Aizpearro, el anfiteatro mágico de Basajaun
Un hundimiento construyó una gran cueva abierta en la sierra de Aralar
Alberto González – otia@basozaina.com
A menos de 800 m. de los refugios de Igaratza hay un lugar en el Aralar que no tenía nombre, un lugar cerca de todo pero escondido de todo, un espacio íntimo y apartado, desconocido y misterioso, un fantástico fenómeno geológico natural propio del karst, que salvando distancia y tamaño, recuerda a la espectacular cueva Lezeaundi de Urbasa, junto a las chabolas cupulares de Arbizu.
Hace miles de años este lugar lo utilizaban los pastores que vivían y veneraban estas tierras, los que construyeron dólmenes, menhires, chromlech y leían con pasión al sol, la luna y las estrellas. Tras su abandono, durante cientos de años también lo habitaron lobos, osos y otras fieras. Luego, nuevos vecinos trajeados en lana y piel lo recuperaron como redil perfecto y natural para caballos, vacas, cerdos y ovejas, también para plantar una cómoda chabola donde refugiarse los largos veranos de la sierra.
Justo donde se separan los grandes pastos de altura del laberíntico y expuesto roquedo de Desaomalkor, un gran hundimiento del terreno de eje Sur Norte construyó una gran cueva abierta en forma de concha con excelente acústica. Allí el eco responde obediente con sonidos que parecen viajar desde otros tiempos a un desnudo y abandonado presente. Debajo, un cómodo escenario donde protegerse de la lluvia, luego un foso de orquesta o redil curvado, al frente unas gradas en piedra seca que culminan en dos escalonadas, alargadas y pequeñas praderas desde donde no se avista pero se intuye la gran hoya, aquí todo huele a piedra, hierba, fuego y sorpresa. Con buen criterio Jesus Elosegi lo bautizó como la gran peña de abajo, Aizpearro.
Protegido de los ácidos vientos del Norte por la suave elevación de Desao, la gran cubierta de piedra en forma de concha tiene un estrecho canal inferior que se puede gatear con facilidad. Desde aquí se accede a la dolina trasera y nos introduce en una maraña de rocas y hayas en donde no es difícil perderse. A pesar de que el lugar es una efectiva ratonera de la que no puede escapar el ganado, el que esté en el secreto puede a voluntad aparecer y desaparecer de allí como por arte de magia sin necesidad de rutina ni explicación alguna. Es territorio profundo, son los dominios de Basajaun, que antes de llegar la tormenta y encaramado en la gran roca, agita su bastón para que el ganado haga sonar los cencerros y la reverberación de la cueva transmita la noticia a toda la sierra.
El icónico santuario de San Miguel del Aralar y sus alrededores, lugar de viejas leyendas, enigmáticas historias y una casi desconocida prehistoria, en su ladera sur hacia el Valle del Arakil protege en sus rincones más de 20 dólmenes de la Edad del Bronce, los más grandes y espectaculares de la sierra.
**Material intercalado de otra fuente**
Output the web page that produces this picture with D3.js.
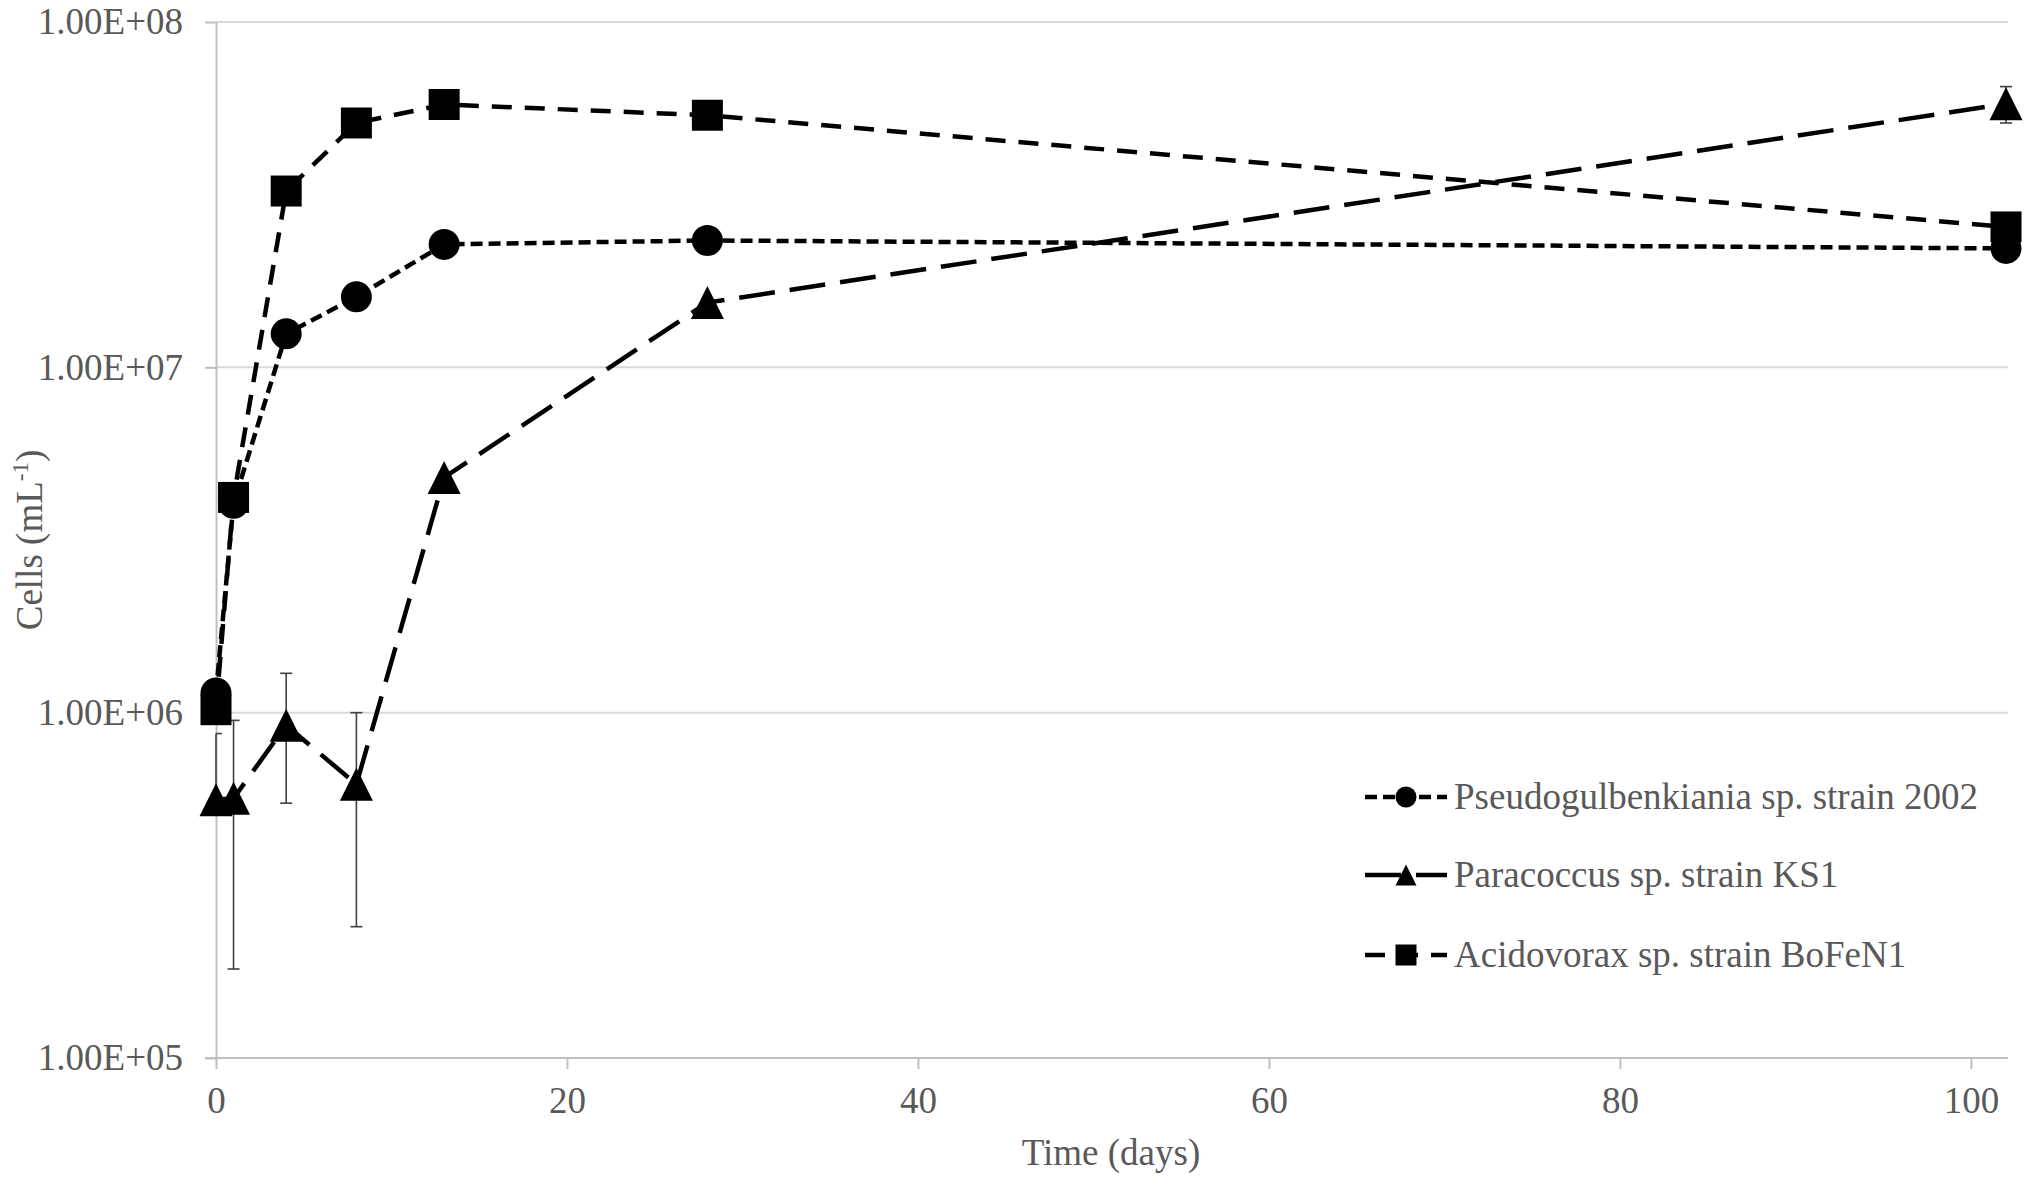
<!DOCTYPE html>
<html>
<head>
<meta charset="utf-8">
<script src="https://cdn.jsdelivr.net/npm/d3@7"></script>
<style>
 body { margin: 0; background: #fff; }
 text { font-family: "Liberation Serif", "Times New Roman", serif; fill: #595959; }
</style>
</head>
<body>
<div id="chart"></div>
<script>
// values
const days = [0, 1, 4, 8, 13, 28, 102];
const pseudoCells = [1.14e6, 4.04e6, 1.25e7, 1.6e7, 2.27e7, 2.33e7, 2.21e7];
const paraCells = [5.6e5, 5.65e5, 9.2e5, 6.2e5, 4.8e6, 1.54e7, 5.8e7];
const paraLow = [5.6e5, 1.81e5, 5.47e5, 2.4e5, 4.8e6, 1.54e7, 5.1e7];
const paraHigh = [8.7e5, 9.5e5, 1.3e6, 1.0e6, 4.8e6, 1.54e7, 6.5e7];
const acidoCells = [1.02e6, 4.2e6, 3.24e7, 5.1e7, 5.77e7, 5.37e7, 2.55e7];
const seriesNames = ["Pseudogulbenkiania sp. strain 2002", "Paracoccus sp. strain KS1", "Acidovorax sp. strain BoFeN1"];
const yTicks = [1e5, 1e6, 1e7, 1e8];
const yTickLabels = ["1.00E+05", "1.00E+06", "1.00E+07", "1.00E+08"];
const xTicks = [0, 20, 40, 60, 80, 100];

const width = 2032;
const height = 1179;
const margin = { top: 22, right: 26, bottom: 121, left: 216 };

const svg = d3
 .select("#chart")
 .append("svg")
 .attr("width", width)
 .attr("height", height);

const x = d3.scaleLinear().domain([0, 102]).range([margin.left, width - margin.right]);
const y = d3.scaleLog().domain([1e5, 1e8]).range([height - margin.bottom, margin.top]);

// gridlines
svg
 .append("g")
 .selectAll("line")
 .data(yTicks.slice(1))
 .enter()
 .append("line")
 .attr("x1", margin.left)
 .attr("x2", width - margin.right + 2)
 .attr("y1", (d) => y(d))
 .attr("y2", (d) => y(d))
 .attr("stroke", "#d9d9d9")
 .attr("stroke-width", 2);

// y axis
const yAxis = svg
 .append("g")
 .attr("transform", `translate(${margin.left},0)`)
 .call(
  d3.axisLeft(y)
   .tickValues(yTicks)
   .tickFormat((d, i) => yTickLabels[i])
   .tickSize(11)
   .tickSizeOuter(0)
   .tickPadding(22)
 );
yAxis.select(".domain").attr("stroke", "#bfbfbf").attr("stroke-width", 2);
yAxis.selectAll(".tick line").attr("stroke", "#bfbfbf").attr("stroke-width", 2);
yAxis.selectAll(".tick text").attr("font-size", 37).attr("fill", "#595959")
 .style("font-family", '"Liberation Serif", serif');

// x axis
const xAxis = svg
 .append("g")
 .attr("transform", `translate(0,${y(1e5)})`)
 .call(d3.axisBottom(x).tickValues(xTicks).tickSize(11).tickSizeOuter(0).tickPadding(18));
xAxis.select(".domain").attr("stroke", "#bfbfbf").attr("stroke-width", 2)
 .attr("d", `M${margin.left - 11},0H${width - margin.right + 2}`);
xAxis.selectAll(".tick line").attr("stroke", "#bfbfbf").attr("stroke-width", 2);
xAxis.selectAll(".tick text").attr("font-size", 37).attr("fill", "#595959")
 .style("font-family", '"Liberation Serif", serif');

// axis titles
svg
 .append("text")
 .attr("x", (margin.left + width - margin.right) / 2)
 .attr("y", 1165)
 .attr("text-anchor", "middle")
 .attr("font-size", 37)
 .text("Time (days)");

const yTitle = svg
 .append("text")
 .attr("transform", `translate(42,${(y(1e5) + y(1e8)) / 2}) rotate(-90)`)
 .attr("text-anchor", "middle")
 .attr("font-size", 37);
yTitle.append("tspan").text("Cells (mL");
yTitle.append("tspan").attr("font-size", 23).attr("dy", -14).text("-1");
yTitle.append("tspan").attr("dy", 14).text(")");

// marker shapes, centred on the bounding box like Excel
function markerPath(shape, s) {
 const h = s / 2;
 if (shape === "circle") return d3.symbol(d3.symbolCircle, Math.PI * h * h)();
 if (shape === "square") return `M${-h},${-h}H${h}V${h}H${-h}Z`;
 return `M0,${-h}L${h},${h}L${-h},${h}Z`;
}

const series = [
 { name: seriesNames[0], values: pseudoCells, shape: "circle", size: 31, dash: "12,6" },
 { name: seriesNames[1], values: paraCells, shape: "triangle", size: 33, dash: "36,15", low: paraLow, high: paraHigh },
 { name: seriesNames[2], values: acidoCells, shape: "square", size: 31, dash: "20,13" },
];

const line = d3
 .line()
 .x((d) => x(d[0]))
 .y((d) => y(d[1]));

series.forEach((s) => {
 const pts = days.map((d, i) => [d, s.values[i]]);
 const g = svg.append("g");

 if (s.low) {
  const eb = g.append("g").attr("stroke", "#404040").attr("stroke-width", 1.6);
  days.forEach((d, i) => {
   if (s.low[i] === s.values[i] && s.high[i] === s.values[i]) return;
   const cx = x(d);
   const capL = Math.max(margin.left, cx - 6);
   eb.append("line").attr("x1", cx).attr("x2", cx).attr("y1", y(s.low[i])).attr("y2", y(s.high[i]));
   if (s.high[i] > s.values[i])
    eb.append("line").attr("x1", capL).attr("x2", cx + 6).attr("y1", y(s.high[i])).attr("y2", y(s.high[i]));
   if (s.low[i] < s.values[i])
    eb.append("line").attr("x1", capL).attr("x2", cx + 6).attr("y1", y(s.low[i])).attr("y2", y(s.low[i]));
  });
 }

 g.append("path")
  .datum(pts)
  .attr("d", line)
  .attr("fill", "none")
  .attr("stroke", "#000")
  .attr("stroke-width", 4.5)
  .attr("stroke-dasharray", s.dash);

 g.selectAll(".marker")
  .data(pts)
  .enter()
  .append("path")
  .attr("class", "marker")
  .attr("transform", (d) => `translate(${x(d[0])},${y(d[1])})`)
  .attr("d", markerPath(s.shape, s.size))
  .attr("fill", "#000");
});

// legend
const legend = svg.append("g");
const legendRows = [797, 875, 955];
series.forEach((s, i) => {
 const row = legend.append("g").attr("transform", `translate(1365,${legendRows[i]})`);
 row.append("line")
  .attr("x1", 0)
  .attr("x2", 82)
  .attr("stroke", "#000")
  .attr("stroke-width", 4.5)
  .attr("stroke-dasharray", s.dash);
 row.append("path")
  .attr("transform", "translate(41,0)")
  .attr("d", markerPath(s.shape, 21))
  .attr("fill", "#000");
 row.append("text")
  .attr("x", 89)
  .attr("y", 12)
  .attr("font-size", 37)
  .text(s.name);
});
</script>
</body>
</html>
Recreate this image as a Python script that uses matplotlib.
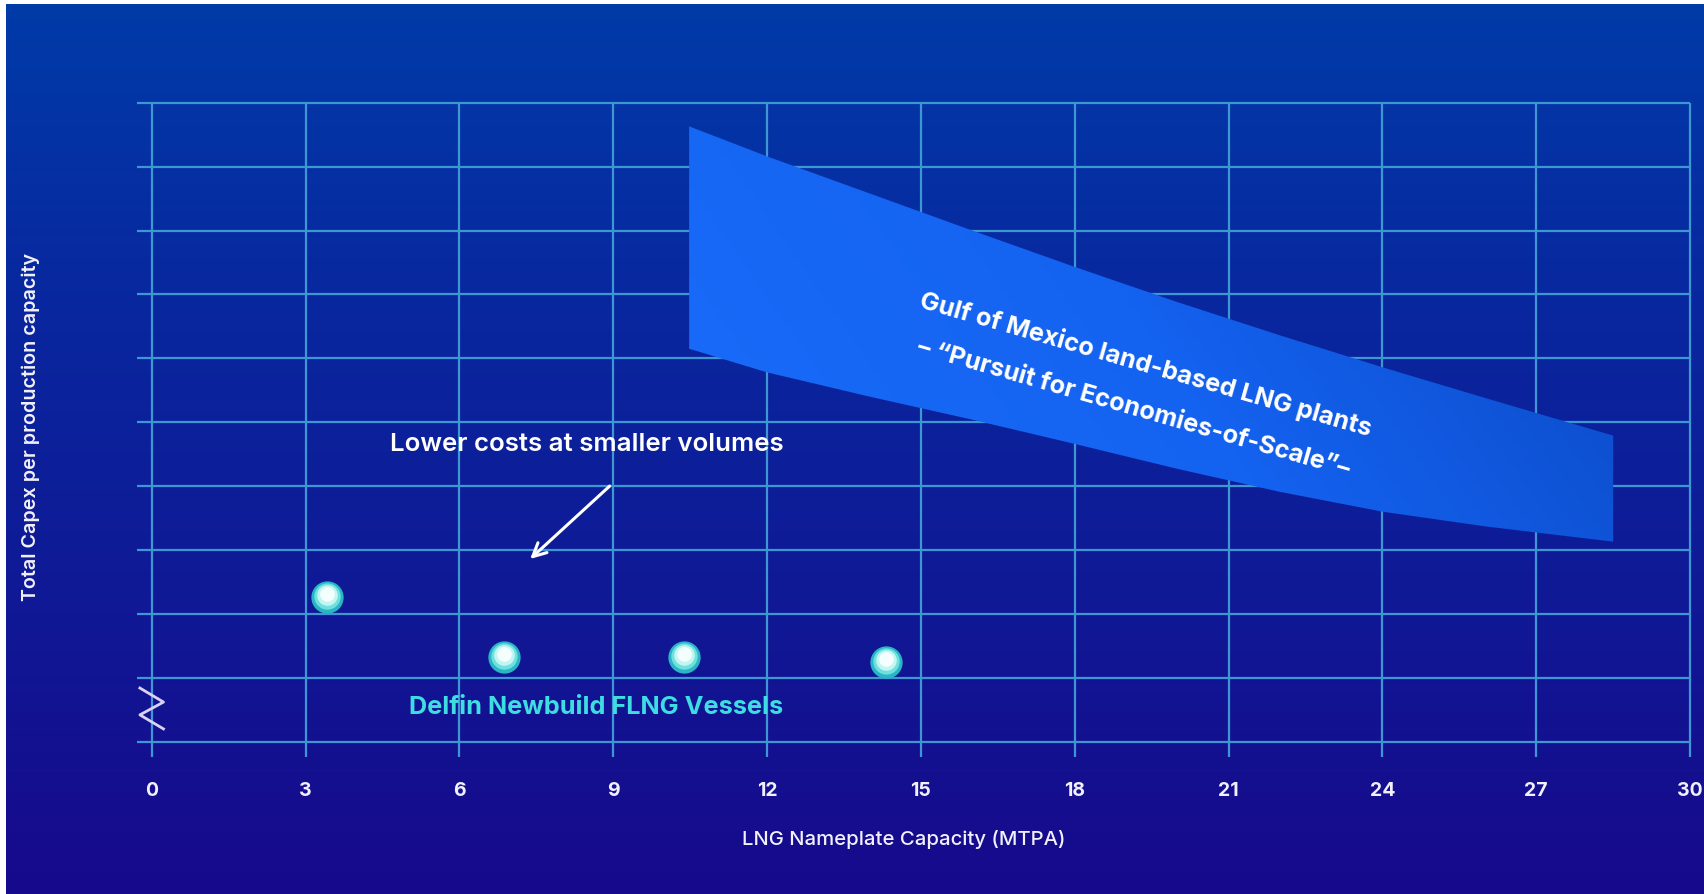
import matplotlib
matplotlib.use("Agg")
import matplotlib.pyplot as plt
import numpy as np
from matplotlib.colors import LinearSegmentedColormap
from matplotlib.patches import Polygon
from matplotlib.transforms import offset_copy

plt.rcParams['font.family'] = ['Inter', 'DejaVu Sans']

# data
x_ticks = [0, 3, 6, 9, 12, 15, 18, 21, 24, 27, 30]
y_grid = list(range(0, 11))

delfin_x = [3.41, 6.87, 10.39, 14.31]
delfin_y = [2.26, 1.32, 1.33, 1.25]

band_x = [10.48, 12, 14, 16, 18, 20, 22, 24, 26, 28.5]
band_upper = [9.63, 9.16, 8.58, 8.00, 7.43, 6.88, 6.36, 5.86, 5.38, 4.79]
band_lower = [6.15, 5.78, 5.40, 5.04, 4.66, 4.27, 3.91, 3.60, 3.37, 3.13]

break_x = [-0.23, 0.23, -0.23, 0.23]
break_y = [0.84, 0.62, 0.42, 0.20]

W, H = 1704, 895
fig = plt.figure(figsize=(W / 100, H / 100), dpi=100, facecolor='white')

# gradient background (small white border at top/left like the screenshot)
bg = fig.add_axes([6 / W, 0, 1 - 6 / W, 1 - 5 / H])
bg_cmap = LinearSegmentedColormap.from_list(
    'bg', [(0, '#003ba8'), (0.3, '#0829a0'), (1, '#170a8c')])
bg.imshow(np.linspace(0, 1, 256).reshape(-1, 1), aspect='auto', cmap=bg_cmap,
          extent=[0, 1, 0, 1])
bg.set_axis_off()

# main axes, placed so the grid lands where it is in the reference
x0, x1 = -0.5, 30.2
y0, y1 = -0.4, 10.1
pxu_x, pxu_y = 51.28, 63.9
left_px = 151.7 + x0 * pxu_x
right_px = 151.7 + x1 * pxu_x
bot_px = 742.7 - y0 * pxu_y
top_px = 742.7 - y1 * pxu_y
ax = fig.add_axes([left_px / W, (H - bot_px) / H,
                   (right_px - left_px) / W, (bot_px - top_px) / H])
ax.set_facecolor('none')
for s in ax.spines.values():
    s.set_visible(False)

grid_c = '#3c97d2'
ax.hlines(y_grid, -0.29, 30, color=grid_c, lw=1.6, zorder=1)
ax.vlines(x_ticks, -0.24, 10, color=grid_c, lw=1.6, zorder=1)

ax.set_xticks(x_ticks)
ax.set_xticklabels([str(t) for t in x_ticks])
ax.set_yticks([])
ax.tick_params(axis='x', length=0, pad=10, labelsize=14, labelcolor='#f2f0fa')
for lab in ax.get_xticklabels():
    lab.set_fontweight('bold')

# band with gradient fill
verts = np.column_stack([band_x + band_x[::-1], band_upper + band_lower[::-1]])
band = Polygon(verts, closed=True, facecolor='none', edgecolor='none')
ax.add_patch(band)
gx, gy = np.meshgrid(np.linspace(0, 1, 200), np.linspace(0, 1, 100))
band_cmap = LinearSegmentedColormap.from_list('band', ['#1a6cfa', '#1462f0', '#0a47c0'])
im = ax.imshow(0.8 * gx + 0.25 * gy, aspect='auto', cmap=band_cmap, zorder=2,
               origin='lower', vmin=0, vmax=1.05,
               extent=[min(band_x), max(band_x), min(band_lower), max(band_upper)])
im.set_clip_path(band)
ax.set_xlim(x0, x1)
ax.set_ylim(y0, y1)

ax.text(15.0, 6.93, 'Gulf of Mexico land-based LNG plants', rotation=-16,
        rotation_mode='anchor', ha='left', va='center', color='white',
        fontsize=18.2, fontweight='bold', zorder=3)
ax.text(14.94, 6.20, '– “Pursuit for Economies-of-Scale”–', rotation=-16,
        rotation_mode='anchor', ha='left', va='center', color='white',
        fontsize=18.2, fontweight='bold', zorder=3)

# Delfin markers, layered to look like glossy beads
ax.scatter(delfin_x, delfin_y, s=540, color='#28b6c4', zorder=4, linewidths=0)
ax.scatter(delfin_x, delfin_y, s=360, color='#6fdfe0', zorder=5, linewidths=0,
           transform=offset_copy(ax.transData, fig, x=0, y=1, units='dots'))
ax.scatter(delfin_x, delfin_y, s=220, color='#c2f6f1', zorder=6, linewidths=0,
           transform=offset_copy(ax.transData, fig, x=0, y=2, units='dots'))
ax.scatter(delfin_x, delfin_y, s=110, color='#f4fffd', zorder=7, linewidths=0,
           transform=offset_copy(ax.transData, fig, x=0, y=3, units='dots'))

ax.text(8.66, 0.55, 'Delfin Newbuild FLNG Vessels', ha='center', va='center',
        color='#3ddde2', fontsize=18.2, fontweight='bold', zorder=4)

ax.text(8.48, 4.66, 'Lower costs at smaller volumes', ha='center', va='center',
        color='white', fontsize=18.6, fontweight='semibold', zorder=4)
ax.annotate('', xy=(7.34, 2.83), xytext=(8.97, 4.03),
            arrowprops=dict(arrowstyle='->', color='white', lw=2.2,
                            mutation_scale=24), zorder=4)

# axis break mark
ax.plot(break_x, break_y, color='#d9d2f2', lw=2, zorder=4, clip_on=False)

fig.text(904 / W, 1 - 840 / H, 'LNG Nameplate Capacity (MTPA)', ha='center',
         va='center', color='#f2f0fa', fontsize=14.6, fontweight='medium')
fig.text(31 / W, 1 - 427 / H, 'Total Capex per production capacity', ha='center',
         va='center', rotation=90, color='#f2f0fa', fontsize=14.2, fontweight='semibold')

fig.savefig('out.png', dpi=100, facecolor=fig.get_facecolor())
Este templo no se esconde, bien a la vista y ostensible de lejos se presenta como si extendiera un manto de protección y vigilancia a toda la Sakana.
Un santuario también es un lugar donde se honra a la naturaleza y al espíritu de nuestros antepasados, Aizpearro es de este segundo tipo, un recóndito templo natural, un capricho cincelado por el paso del tiempo y sus extremas externalidades, el sitio perfecto para ejercitarse en franca libertad, algo que no conviene a una jerarquía autorizada pero sin control. Muy cerca de la de su vecino Martxo, allí está la chabola de Usaldezarra, con dos estancias interiores y una exterior, de tejado de tepe y en ruinas, fue quemada a mediados del siglo pasado porque decían era nido de pulgas. Frente a la chabola hay un precioso arkue, de los pocos que no han colapsado, una fresquera donde guardar el cuajo, alimentos, herramientas o bebidas espirituosas para volar atento y errante por un luminoso pasado.
A la luz de la luna, las estrellas cuentan que el último jentil del Aralar, hostigado por la ira, arrogancia y ambición de sus adversarios, todos y nadie, encontró en Aizpearro el sensato e imperativo dominio donde brindar el último adiós antes de afrontar su afortunado destino, el de la doble hélice de la vida que se desenrolla como caricia en paz y permite construir un nuevo principio con distinto final.